Ele opera nossa vida, mas nós também operamos a nossa parte. Ele sabe que tudo depende dele, mas Ele nos deu inteligência de verdade para se colocar à disposição. Jesus diz: “se tu queres, e a gente também tem que querer”. Essa temática vocacional é muito bonita, biblicamente, antropologicamente e de fé profunda. A mim me ajuda muito em minha vida pessoal compreender assim essas coisas, cada vez mais, pois a gente sabe tão pouco. Mas isso me ajuda demais quando começo a pensar esse lado da fé vivida assim, nessa relação com Deus, que me ajuda a ver o mundo ao meu redor e me dá forças de inspiração para me colocar a caminho.

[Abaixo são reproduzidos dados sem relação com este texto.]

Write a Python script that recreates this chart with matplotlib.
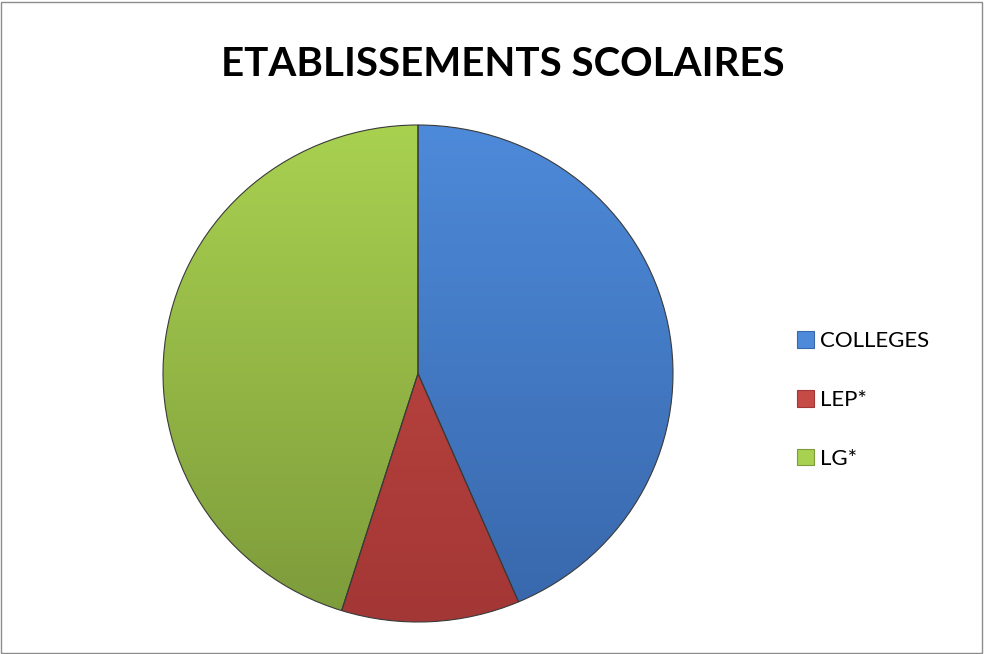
"""Pie chart: établissements scolaires."""

import matplotlib

matplotlib.use("Agg")
import matplotlib.pyplot as plt
import numpy as np
from matplotlib.colors import LinearSegmentedColormap
from matplotlib.patches import Rectangle

categories = ["COLLEGES", "LEP*", "LG*"]
counts = [27, 7, 28]

# light (top) / dark (bottom) shade per slice
TOP_COLORS = ["#4d8ad9", "#c64a45", "#a9d150"]
BOTTOM_COLORS = ["#3867ab", "#a33735", "#7d9b3b"]

plt.rcParams["font.family"] = ["Lato", "DejaVu Sans"]

W, H = 984, 654
fig = plt.figure(figsize=(W / 100, H / 100), dpi=100)
fig.patches.append(
    Rectangle((0.001, 0.0015), 0.997, 0.996, transform=fig.transFigure,
              fill=False, edgecolor="#8c8c8c", linewidth=1.0)
)

# pie bounding box in pixels (top-left origin): x 163..673, y 125..622
left, right, top, bottom = 163, 673, 125, 622
ax = fig.add_axes([left / W, 1 - bottom / H, (right - left) / W, (bottom - top) / H])
wedges, _ = ax.pie(
    counts,
    startangle=90,
    counterclock=False,
    colors=TOP_COLORS,
    radius=1.0,
    wedgeprops={"linewidth": 0.8, "edgecolor": "#3a3a3a"},
)

gradient = np.linspace(0, 1, 256).reshape(-1, 1)
for wedge, top_c, bottom_c in zip(wedges, TOP_COLORS, BOTTOM_COLORS):
    cmap = LinearSegmentedColormap.from_list("shade", [top_c, bottom_c])
    img = ax.imshow(gradient, cmap=cmap, extent=(-1, 1, -1, 1), origin="upper",
                    aspect="auto", zorder=wedge.get_zorder() + 0.1)
    img.set_clip_path(wedge)
    wedge.set_zorder(wedge.get_zorder() + 0.2)
    wedge.set_facecolor("none")

ax.set_xlim(-1.0, 1.0)
ax.set_ylim(-1.0, 1.0)
ax.set_aspect("auto")
ax.axis("off")

fig.text(503 / W, 1 - 65 / H, "ETABLISSEMENTS SCOLAIRES",
         ha="center", va="center", fontsize=29, fontweight="bold")

handles = [Rectangle((0, 0), 1, 1, facecolor=c, edgecolor=b, linewidth=0.8)
           for c, b in zip(TOP_COLORS, BOTTOM_COLORS)]
fig.legend(handles, categories, loc="center left",
           bbox_to_anchor=(797 / W, 1 - 400 / H), frameon=False,
           fontsize=16, labelspacing=1.75, handlelength=0.77, handleheight=0.77,
           handletextpad=0.27, borderaxespad=0, borderpad=0)

fig.savefig("out.png", dpi=100)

O que o senhor espera que o Ano Vocacional aporte à Igreja do Brasil?

Eu espero que de fato essa compreensão bonita, grande, ampla de vocação e das vocações específicas, isso se torne cada vez mais claro para todos, na família, na comunidade, nas pastorais, nos movimentos, na catequese, em todos os espaços onde se formam e se forjam cristãos. Que isso se torne uma coisa cada vez mais clara, consciente de que a minha vida é uma resposta à uma iniciativa de Deus. Quanto mais se fizer essa explicação, e não só a explicação, pois o fato de entender não resolve ainda, seja feito dentro de um olhar mistagógico, que realmente leve ao encontro com Deus.

Que a pessoa faça seu ato de fé, e que nesse ato de fé ela consiga dar sua resposta generosa e uma forma concreta de amar, já que a vocação de todos nós é amar, um amor que se concretiza em cada vida particular, em cada pessoa. Quanto mais a pessoa vai amadurecendo e vai fazendo da sua vida uma oferta aos outros, mais ela consegue ser uma presença luminosa no meio dos outros, o fermento que Jesus nos pede. Nós vamos dar grandes passos em relação a isso, os tempos de hoje exigem isso para ter uma identidade cristã e católica, e acho que vamos dar muitos passos.

Tenho notado que há muitos grupos animados nas dioceses, nas paróquias, nas congregações. Houve uma acolhida muito grande dessa proposta do Ano Vocacional e o pessoal está correspondendo bastante. É um momento de graça realmente, os frutos só Deus sabe, mas eles vão aparecer.